I’ve said it before, but here it is again: all these national convulsions were primarily, from a long-term perspective, capitalist revolutions.[4] Not socialist, not post-capitalist. They were stages in the transition to a society structured around capital. That was always the inevitable outcome, because of long-term global economic dynamics. In Russia, or the Soviet Union, and China there was the detour through ultra-state-planned economic authoritarianism (and remember that capitalism itself is nothing but relatively fragmented economic authoritarianism), but in a world globalizing around the dynamic of capital, such an anti-market economy was slowly going to be hemmed in on all sides, challenged, eroded (by black markets, etc.), until it either fell apart (as with the Soviet Union after perestroika) or adapted itself (as with contemporary China). Marx himself would have predicted these outcomes, and effectively did predict them. “Socialism in one country” is impossible.
[1] If you take a really long-term perspective, as Furet does in Revolutionary France—all the way up to 1880, which is when he thinks the Revolution finally ended—then its bourgeois nature is undeniable.
[2] Admittedly, there are differences here between France and, on the other hand, Germany and Italy.
[3] Furet states that “one of [France’s] most powerful passions” in the 1790s was “national greatness inseparable from glory.” Sound familiar? As in, fascist?

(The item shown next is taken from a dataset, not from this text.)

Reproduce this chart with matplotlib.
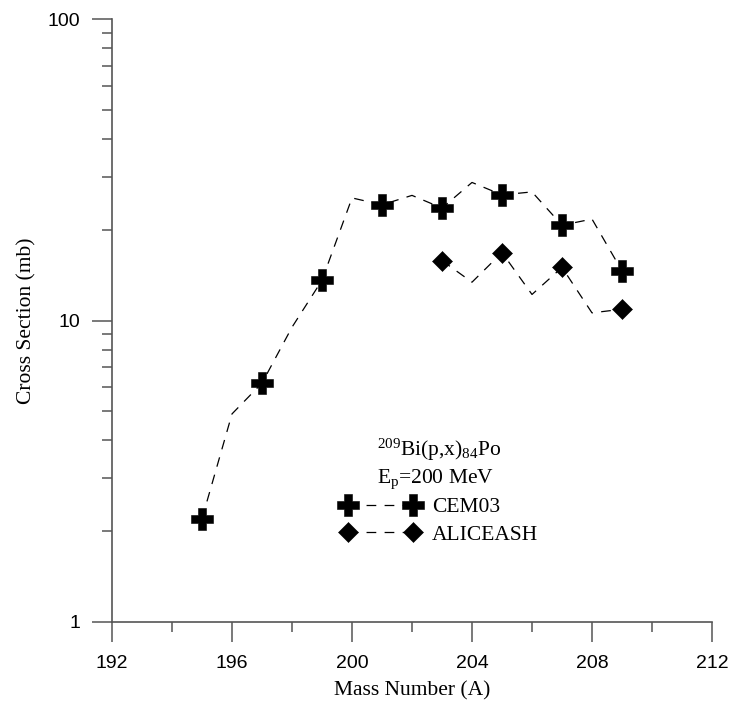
import matplotlib
matplotlib.use("Agg")
import matplotlib.pyplot as plt
from matplotlib.lines import Line2D
from matplotlib.ticker import FixedLocator, LogLocator, NullFormatter, FuncFormatter

plt.rcParams["mathtext.fontset"] = "custom"
plt.rcParams["mathtext.rm"] = "Liberation Serif"
plt.rcParams["mathtext.it"] = "Liberation Serif"
plt.rcParams["lines.scale_dashes"] = False

# 209Bi(p,x)84Po cross sections at Ep = 200 MeV
cem_A = [195, 196, 197, 198, 199, 200, 201, 202, 203, 204, 205, 206, 207, 208, 209]
cem_xs = [2.2, 4.9, 6.2, 9.5, 13.6, 25.5, 24.2, 26.0, 23.6, 28.7, 26.1, 26.7, 20.7, 21.7, 14.6]

alice_A = [203, 204, 205, 206, 207, 208, 209]
alice_xs = [15.8, 13.4, 16.8, 12.2, 15.0, 10.6, 10.9]

x_ticks = [192, 196, 200, 204, 208, 212]
y_ticks = [1, 10, 100]

serif = "Liberation Serif"
sans = "Liberation Sans"
dash = (0, (7, 6))
plus_style = dict(marker="P", ms=15.5, mew=0.4)
diamond_style = dict(marker="D", ms=10.5, mew=0.4)

fig = plt.figure(figsize=(7.31, 7.04), dpi=100)
ax = fig.add_axes([112 / 731, 1 - 622 / 704, 600 / 731, 603 / 704])

# markers only on odd mass numbers, dashed line through every point
ax.plot(cem_A, cem_xs, color="black", lw=0.9, linestyle=dash,
        markevery=slice(0, None, 2), **plus_style)
ax.plot(alice_A, alice_xs, color="black", lw=0.9, linestyle=dash,
        markevery=slice(0, None, 2), **diamond_style)

ax.set_yscale("log")
ax.set_xlim(192, 212)
ax.set_ylim(1, 100)

ax.xaxis.set_major_locator(FixedLocator(x_ticks))
ax.xaxis.set_minor_locator(FixedLocator(range(194, 212, 4)))
ax.yaxis.set_major_locator(FixedLocator(y_ticks))
ax.yaxis.set_minor_locator(LogLocator(base=10, subs=range(2, 10)))
ax.yaxis.set_minor_formatter(NullFormatter())
ax.yaxis.set_major_formatter(FuncFormatter(lambda v, p: f"{v:g}"))

for side in ["top", "right"]:
    ax.spines[side].set_visible(False)
for side in ["left", "bottom"]:
    ax.spines[side].set_color("#555555")
    ax.spines[side].set_linewidth(1.2)

ax.tick_params(which="major", direction="out", length=14.4, width=1.1, color="#555555")
ax.tick_params(which="minor", direction="out", length=7.2, width=1.1, color="#555555")
ax.tick_params(axis="y", which="major", pad=8.5)
ax.tick_params(axis="x", which="major", pad=9)
for lab in ax.get_xticklabels() + ax.get_yticklabels():
    lab.set_fontfamily(sans)
    lab.set_fontsize(14)

ax.set_xlabel("Mass Number (A)", fontfamily=serif, fontsize=15.5, labelpad=7)
ax.set_ylabel("Cross Section (mb)", fontfamily=serif, fontsize=15.5, labelpad=8)

fig.text(377 / 731, 1 - 456 / 704, r"$^{209}$Bi(p,x)$_{84}$Po",
         fontfamily=serif, fontsize=15.5, ha="left", va="baseline")
fig.text(377 / 731, 1 - 483 / 704, r"E$_{\rm p}$=200 MeV",
         fontfamily=serif, fontsize=15.5, ha="left", va="baseline")

handles = [
    Line2D([], [], color="black", lw=0.9, linestyle=dash, **plus_style),
    Line2D([], [], color="black", lw=0.9, linestyle=dash, **diamond_style),
]
fig.legend(handles, ["CEM03", "ALICEASH"], loc="center left",
           bbox_to_anchor=(341.5 / 731, 1 - 521 / 704), frameon=False,
           numpoints=2, handlelength=3.6, handletextpad=0.6,
           labelspacing=0.35, borderpad=0, borderaxespad=0,
           prop={"family": serif, "size": 15.5})

fig.savefig("out.png", dpi=100)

[4] At the same time, though, they were to some extent popular revolutions, since capital’s undermining of the ancien régime gave the masses relative freedom (and causes (such as intensified exploitation and communal breakdown)) to rise up against their age-old oppressors. In some places, such as Russia in 1917 and China in 1949, the popular revolution temporarily got the upper hand of the bourgeois revolution. But that was bound not to last in the long run. (In a sense, it didn’t last at all: new “Communist” elites took control immediately.)